Where we stayed: where else?! The Mushroom Farm of course.
Rating: 5/5 – an easy 5/5! This place is also affiliated to the Butterfly Space Lodge, no wonder they have so much in common!

Suggested duration: 2 nights – you won’t need much more… but you might fall in love and not want to leave! The lodge also offer hikes and local culture tours. Also make sure you don’t skip their forest bath time – it is amazing!!

For a round trip, head back from Nkhata Bay to Lilongwe and fly out from there

l breakdown of our stay in The Mushroom Farm!

How can you make your time in Malawi more sustainable and responsible?

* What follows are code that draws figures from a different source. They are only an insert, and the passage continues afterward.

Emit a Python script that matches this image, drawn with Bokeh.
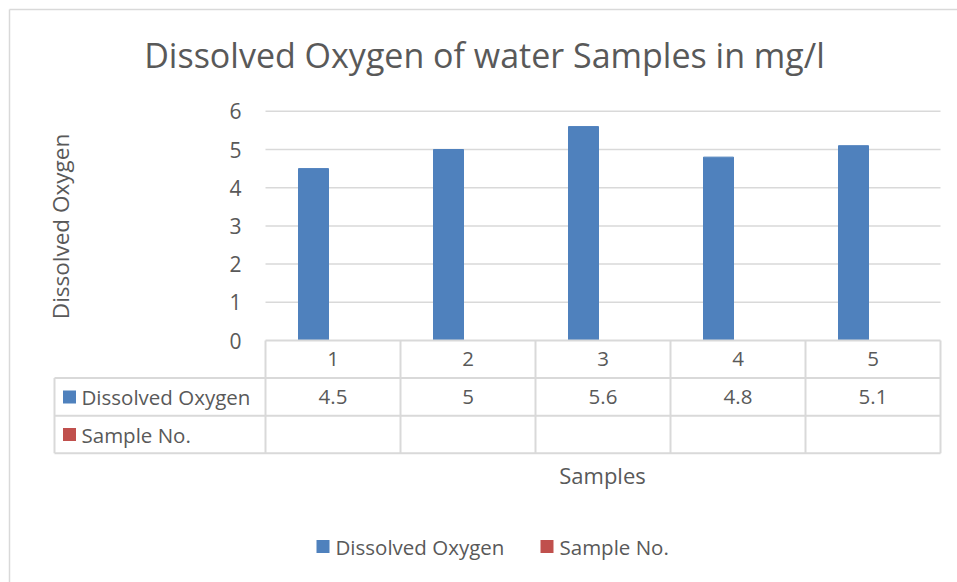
import math
from bokeh.plotting import figure
from bokeh.models import Range1d, ColumnDataSource
from bokeh.core.properties import value
from bokeh.embed import file_html
from bokeh.resources import INLINE

# ---- data ----
samples = ["1", "2", "3", "4", "5"]
dissolved_oxygen = [4.5, 5, 5.6, 4.8, 5.1]
sample_no = [None, None, None, None, None]
y_ticks = [0, 1, 2, 3, 4, 5, 6]
series_names = ["Dissolved Oxygen", "Sample No."]
series_colors = ["#4f81bd", "#c0504d"]
title_text = "Dissolved Oxygen of water Samples in mg/l"
y_label = "Dissolved Oxygen"
x_label = "Samples"

# ---- layout (page pixels) ----
W, H = 957, 582
PAGE_X0, PAGE_Y0 = 0, 0
COL_LEFT, COL_W = 265.0, 135.0      # first category column left edge, column width
ZERO_Y, UNIT_PX = 340.0, 38.2        # y of value 0, pixels per unit
FONT = value("Open Sans")
TXT = "#595959"
GRID = "#d9d9d9"


def px_x(px):
    return 0.5 + (px - COL_LEFT) / COL_W


def px_y(py):
    return (ZERO_Y - py) / UNIT_PX


p = figure(width=W, height=H, output_backend="svg", toolbar_location=None,
           x_range=Range1d(px_x(PAGE_X0), px_x(PAGE_X0 + W)),
           y_range=Range1d(px_y(PAGE_Y0 + H), px_y(PAGE_Y0)),
           min_border=0)
p.axis.visible = False
p.grid.visible = False
p.outline_line_color = None
p.background_fill_color = "white"
p.border_fill_color = "white"

n = len(samples)
xs = [i + 1 for i in range(n)]

# chart border (left and top)
p.segment(x0=[px_x(9), px_x(9)], y0=[px_y(9), px_y(9)],
          x1=[px_x(9), px_x(970)], y1=[px_y(600), px_y(9)],
          line_color=GRID, line_width=1.5)

# gridlines
grid_vals = [t for t in y_ticks if t > 0]
p.segment(x0=[0.5] * len(grid_vals), y0=grid_vals,
          x1=[n + 0.5] * len(grid_vals), y1=grid_vals,
          line_color=GRID, line_width=1.5)

# y tick labels
p.text(x=[px_x(241)] * len(y_ticks), y=y_ticks, text=[str(t) for t in y_ticks],
       text_align="right", text_baseline="middle", text_font=FONT,
       text_font_size="21px", text_color=TXT)

# bars (clustered: DO left, Sample No. right)
bar_w = 30.0 / COL_W
dodge = -19.5 / COL_W
src = ColumnDataSource(dict(x=[v + dodge for v in xs], top=dissolved_oxygen))
p.vbar(x="x", top="top", bottom=0, width=bar_w, source=src,
       fill_color=series_colors[0], line_color=series_colors[0])

# ---- data table ----
row_h = 37.6 / UNIT_PX
y_r0 = 0.0
y_r1 = y_r0 - row_h
y_r2 = y_r1 - row_h
y_r3 = y_r2 - row_h
left_tab = px_x(54)
# horizontal lines
p.segment(x0=[0.5, left_tab, left_tab, left_tab], y0=[y_r0, y_r1, y_r2, y_r3],
          x1=[n + 0.5] * 4, y1=[y_r0, y_r1, y_r2, y_r3],
          line_color=GRID, line_width=2)
# vertical lines
vx = [i + 0.5 for i in range(n + 1)]
p.segment(x0=vx, y0=[y_r0] * len(vx), x1=vx, y1=[y_r3] * len(vx),
          line_color=GRID, line_width=2)
p.segment(x0=[left_tab], y0=[y_r1], x1=[left_tab], y1=[y_r3],
          line_color=GRID, line_width=2)

TFS = "20.5px"
# category labels
p.text(x=xs, y=[(y_r0 + y_r1) / 2] * n, text=samples, text_align="center",
       text_baseline="middle", text_font=FONT, text_font_size=TFS, text_color=TXT)
# values
p.text(x=xs, y=[(y_r1 + y_r2) / 2] * n, text=[str(v) for v in dissolved_oxygen],
       text_align="center", text_baseline="middle", text_font=FONT,
       text_font_size=TFS, text_color=TXT)
p.text(x=xs, y=[(y_r2 + y_r3) / 2] * n, text=["" if v is None else str(v) for v in sample_no],
       text_align="center", text_baseline="middle", text_font=FONT,
       text_font_size=TFS, text_color=TXT)

# row legend keys
key_w = 13.0 / COL_W
key_h = 13.0 / UNIT_PX
row_centers = [(y_r1 + y_r2) / 2, (y_r2 + y_r3) / 2]
p.rect(x=[px_x(69)] * 2, y=row_centers, width=key_w, height=key_h,
       fill_color=series_colors, line_color=None)
p.text(x=[px_x(81)] * 2, y=row_centers, text=series_names, text_align="left",
       text_baseline="middle", text_font=FONT, text_font_size=TFS, text_color=TXT)

# title
p.text(x=[px_x(484)], y=[px_y(54)], text=[title_text], text_align="center",
       text_baseline="middle", text_font=FONT, text_font_size="34px", text_color=TXT)

# axis titles
p.text(x=[px_x(60)], y=[px_y(226)], text=[y_label], angle=math.pi / 2,
       text_align="center", text_baseline="middle", text_font=FONT,
       text_font_size="22.5px", text_color=TXT)
p.text(x=[px_x(602)], y=[px_y(474)], text=[x_label], text_align="center",
       text_baseline="middle", text_font=FONT, text_font_size="22px", text_color=TXT)

# bottom legend
leg_y = px_y(546)
p.rect(x=[px_x(322.5), px_x(546.5)], y=[leg_y] * 2, width=key_w, height=key_h,
       fill_color=series_colors, line_color=None)
p.text(x=[px_x(335), px_x(559)], y=[leg_y] * 2, text=series_names, text_align="left",
       text_baseline="middle", text_font=FONT, text_font_size=TFS, text_color=TXT)

open("out.html", "w").write(file_html(p, INLINE))
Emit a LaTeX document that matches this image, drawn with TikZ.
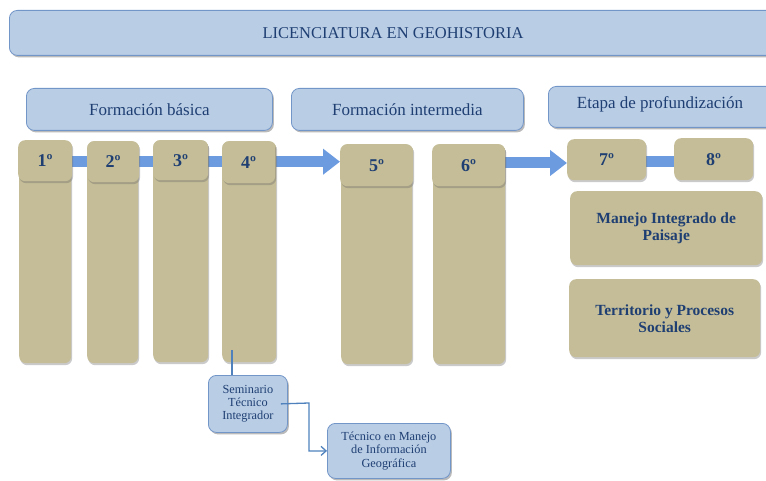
\documentclass[tikz,border=0pt]{standalone}
\usepackage{fontspec}
\setmainfont{Liberation Serif}
\usetikzlibrary{shadows,arrows.meta,backgrounds,calc}
\definecolor{bluefill}{HTML}{B9CDE5}
\definecolor{blueline}{HTML}{7396C8}
\definecolor{tanfill}{HTML}{C4BD97}
\definecolor{txt}{HTML}{1F3F73}
\definecolor{band}{HTML}{6C9BE0}
\definecolor{conn}{HTML}{4F81BD}
\begin{document}
\begin{tikzpicture}[x=1pt,y=-1pt,
  bluebox/.style={draw=blueline, line width=0.8pt, fill=bluefill, rounded corners=8pt,
    drop shadow={shadow xshift=1.5pt, shadow yshift=-2pt, opacity=0.45, fill=black!60},
    anchor=north west, inner sep=0pt, text=txt, align=center},
  tanbox/.style={fill=tanfill, rounded corners=7pt,
    drop shadow={shadow xshift=1pt, shadow yshift=-2pt, opacity=0.35, fill=black!60},
    anchor=north west, inner sep=0pt, text=txt, align=center},
  semhead/.style={tanbox, font=\bfseries\fontsize{18}{20}\selectfont, text depth=0pt},
  phasefont/.style={font=\fontsize{17}{19}\selectfont},
  bigtext/.style={font=\bfseries\fontsize{15.5}{17}\selectfont},
  smalltext/.style={font=\fontsize{12.3}{13}\selectfont},
  bandline/.style={band, line width=11pt},
  bandarrow/.style={bandline, -{Triangle[width=25pt,length=17pt]}},
  connline/.style={conn, line width=1.3pt},
]
\useasboundingbox (0,0) rectangle (766,481);
% title
\node[bluebox, minimum width=780pt, minimum height=45pt] (title) at (9,10) {};
\node[text=txt, font=\fontsize{16.5}{18}\selectfont] (titletext) at (393,33) {LICENCIATURA EN GEOHISTORIA};
% phases
\node[bluebox, minimum width=246pt, minimum height=42pt, phasefont] (p1) at (26,88) {Formación básica};
\node[bluebox, minimum width=232pt, minimum height=42pt, phasefont] (p2) at (291,88) {Formación intermedia};
\node[bluebox, minimum width=240pt, minimum height=41pt] (p3) at (548,86) {};
\node[text=txt, phasefont] (p3text) at (660,104) {Etapa de profundización};
% columns
\node[tanbox, minimum width=52pt, minimum height=222pt] (c1) at (19,141) {};
\node[tanbox, minimum width=51pt, minimum height=222pt] (c2) at (87,141) {};
\node[tanbox, minimum width=55pt, minimum height=222pt] (c3) at (153,140) {};
\node[tanbox, minimum width=54pt, minimum height=221pt] (c4) at (222,141) {};
\node[tanbox, minimum width=71pt, minimum height=220pt] (c5) at (341,144) {};
\node[tanbox, minimum width=72pt, minimum height=220pt] (c6) at (433,144) {};
% headers
\node[semhead, minimum width=54pt, minimum height=41pt] (h1) at (18,140) {1º};
\node[semhead, minimum width=52pt, minimum height=41pt] (h2) at (87,141) {2º};
\node[semhead, minimum width=55pt, minimum height=40pt] (h3) at (153,140) {3º};
\node[semhead, minimum width=53pt, minimum height=42pt] (h4) at (222,141) {4º};
\node[semhead, minimum width=73pt, minimum height=42pt] (h5) at (340,144) {5º};
\node[semhead, minimum width=73pt, minimum height=42pt] (h6) at (432,144) {6º};
\node[semhead, minimum width=79pt, minimum height=41pt] (h7) at (567,139) {7º};
\node[semhead, minimum width=79pt, minimum height=42pt] (h8) at (674,138) {8º};
% arrows behind
\begin{scope}[on background layer]
\draw[bandarrow] ($(h1.east)+(0,1)$) -- ($(h5.west |- h1.east)+(0,1)$);
\draw[bandarrow] (h6.east |- 0,163) -- (h7.west |- 0,163);
\draw[bandline] (h7.east |- 0,162) -- (h8.west |- 0,162);
\end{scope}
% right boxes
\node[tanbox, minimum width=192pt, minimum height=74pt, bigtext] (m1) at (570,191) {Manejo Integrado de\\Paisaje};
\node[tanbox, minimum width=191pt, minimum height=78pt, bigtext] (m2) at (569,279) {Territorio y Procesos\\Sociales};
% bottom
\node[bluebox, minimum width=79pt, minimum height=57pt, smalltext] (sem) at (208,375) {Seminario\\Técnico\\Integrador};
\node[bluebox, minimum width=123pt, minimum height=55pt, smalltext, font=\fontsize{12.3}{13.5}\selectfont] (tec) at (327,423) {Técnico en Manejo\\de Información\\Geográfica};
\coordinate (s4) at (232,350);
\draw[connline] (s4) -- (s4 |- sem.north);
\coordinate (e1) at (309,403);
\draw[connline, -{Straight Barb[length=5pt,width=9pt]}] ($(sem.east)+(-7,0)$) -- (e1) |- (tec.west);
\end{tikzpicture}
\end{document}
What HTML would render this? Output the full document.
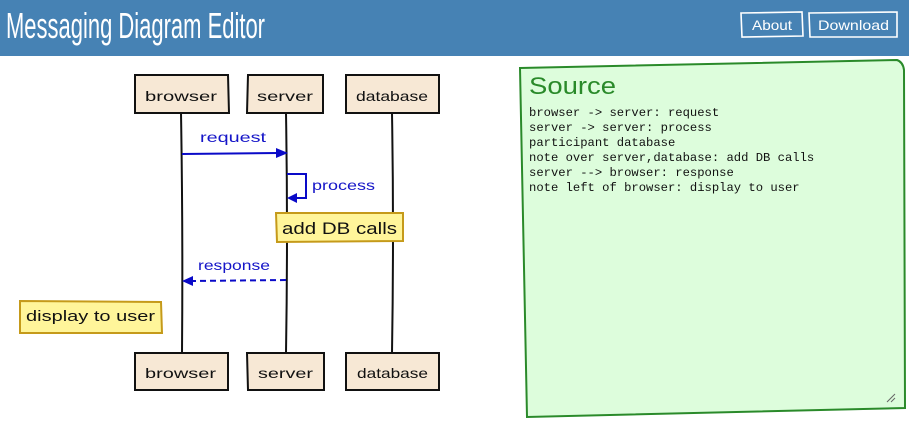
<!DOCTYPE html>
<html><head><meta charset="utf-8"><style>
html,body{margin:0;padding:0;background:#fff;width:909px;height:423px;overflow:hidden}
svg{display:block}
.h{font-family:"Liberation Sans",sans-serif}
.m{font-family:"Liberation Mono",monospace;font-size:12.2px;fill:#111}
</style></head><body>
<svg width="909" height="423" viewBox="0 0 909 423" xmlns="http://www.w3.org/2000/svg">
<rect x="0" y="0" width="909" height="56" fill="#4682b4"/>
<text class="h" x="6" y="38" font-size="36" fill="#fff" textLength="259" lengthAdjust="spacingAndGlyphs">Messaging Diagram Editor</text>
<path d="M741 13 L802 12 L803 36 L742 37 Z" fill="none" stroke="#fff" stroke-width="1.6"/>
<text class="h" x="752" y="30" font-size="14" fill="#fff" textLength="40" lengthAdjust="spacingAndGlyphs">About</text>
<path d="M809 13 L897 12 L897 37 L810 37 Z" fill="none" stroke="#fff" stroke-width="1.6"/>
<text class="h" x="818" y="30" font-size="14" fill="#fff" textLength="71" lengthAdjust="spacingAndGlyphs">Download</text>

<!-- lifelines -->
<g stroke="#111" stroke-width="2" fill="none">
<path d="M181 113 Q183 230 182 353"/>
<path d="M286 113 Q288 230 286 353"/>
<path d="M392 113 Q394 230 392 353"/>
</g>

<!-- participant boxes -->
<g fill="#f7e8d5" stroke="#111" stroke-width="2">
<path d="M135 75 L228 75 L229 113 L135 113 Z"/>
<path d="M248 75 L323 75 L323 113 L247 113 Z"/>
<path d="M346 75 L439 75 L439 113 L346 113 Z"/>
<path d="M135 353 L228 353 L228 390 L135 390 Z"/>
<path d="M247 353 L324 353 L324 390 L248 390 Z"/>
<path d="M346 353 L439 353 L439 390 L346 390 Z"/>
</g>
<g class="h" font-size="14" fill="#111">
<text x="145" y="101" textLength="72" lengthAdjust="spacingAndGlyphs">browser</text>
<text x="257" y="101" textLength="56" lengthAdjust="spacingAndGlyphs">server</text>
<text x="356" y="101" textLength="72" lengthAdjust="spacingAndGlyphs">database</text>
<text x="145" y="378" textLength="71" lengthAdjust="spacingAndGlyphs">browser</text>
<text x="258" y="378" textLength="55" lengthAdjust="spacingAndGlyphs">server</text>
<text x="357" y="378" textLength="71" lengthAdjust="spacingAndGlyphs">database</text>
</g>

<!-- request -->
<path d="M182 154 L278 153" stroke="#0a0ac8" stroke-width="2" fill="none"/>
<path d="M288 153 L276 148 L276 158 Z" fill="#0a0ac8"/>
<text class="h" x="200" y="142" font-size="14" fill="#1515c8" textLength="66" lengthAdjust="spacingAndGlyphs">request</text>

<!-- process self loop -->
<path d="M287 174 L306 174 L306 198 L295 198" stroke="#0a0ac8" stroke-width="2" fill="none"/>
<path d="M287 198 L297 193 L297 203 Z" fill="#0a0ac8"/>
<text class="h" x="312" y="190" font-size="14" fill="#1515c8" textLength="63" lengthAdjust="spacingAndGlyphs">process</text>

<!-- add DB calls note -->
<path d="M276 213 L403 213 L403 241 L277 242 Z" fill="#fff59a" stroke="#c59a1a" stroke-width="2"/>
<text class="h" x="282" y="234" font-size="17" fill="#111" textLength="115" lengthAdjust="spacingAndGlyphs">add DB calls</text>

<!-- response -->
<path d="M286 280 L192 281" stroke="#0a0ac8" stroke-width="2" stroke-dasharray="6,4" fill="none"/>
<path d="M182 281 L193 276 L193 286 Z" fill="#0a0ac8"/>
<text class="h" x="198" y="270" font-size="14" fill="#1515c8" textLength="72" lengthAdjust="spacingAndGlyphs">response</text>

<!-- display to user note -->
<path d="M20 301 L161 302 L162 333 L20 333 Z" fill="#fff59a" stroke="#c59a1a" stroke-width="2"/>
<text class="h" x="26" y="321" font-size="15" fill="#111" textLength="129" lengthAdjust="spacingAndGlyphs">display to user</text>

<!-- source panel -->
<path d="M520 68 L897 60 Q903 62 904 70 L905 408 L527 417 Z" fill="#ddfddc" stroke="#2a8a2a" stroke-width="2"/>
<text class="h" x="529" y="94" font-size="24" fill="#2a8a2a" textLength="87" lengthAdjust="spacingAndGlyphs">Source</text>
<text class="m" x="529" y="116">browser -&gt; server: request</text>
<text class="m" x="529" y="131">server -&gt; server: process</text>
<text class="m" x="529" y="146">participant database</text>
<text class="m" x="529" y="161">note over server,database: add DB calls</text>
<text class="m" x="529" y="176">server --&gt; browser: response</text>
<text class="m" x="529" y="191">note left of browser: display to user</text>
<g stroke="#666" stroke-width="1">
<path d="M887 402 L895 394"/>
<path d="M891 402 L895 398"/>
</g>
</svg>
</body></html>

  • Always wear reef-safe suncream and bug spray, even if you are not planning to swim in Lake Malawi. All showers and drains hook up to the lake so this is the best way to avoid chemicals entering the lake (which local people bathe in and drink from) and harming any local wildlife. Remember the term ‘reef-safe’ is not protected so any company can use it, even those who are not reef safe. In order to guarantee your sunscreen is not causing harm, cross check with the chemicals on Save The Reef. We use Amazinc sunscreen and Incognito bug spray. Both are great and better, in our opinion, than their more typical counterparts.
  • Try to eat local food that is in season – most local places will only serve in-season food but it’s important to remember this and research food that is in season if eating in more touristy places
  • If buying souvenirs, try to buy from local people and haggle to make sure you are not paying inflated tourist rates and pushing prices up for the locals
  • Research wildlife encounters thoroughly to make sure they’re completely no-contact
  • Use zero waste cosmetics, such as Ethique shampoo and conditioner bars (believe us, we’ve tried them all, Ethique are the best!)
  • Take a filtered water bottle – water in Malawi isn’t generally safe to drink, but you’ll be fine with either water tablets or a filtered water bottle. Only follow those links if you don’t already have one you can use – remember reusing what you have first is key!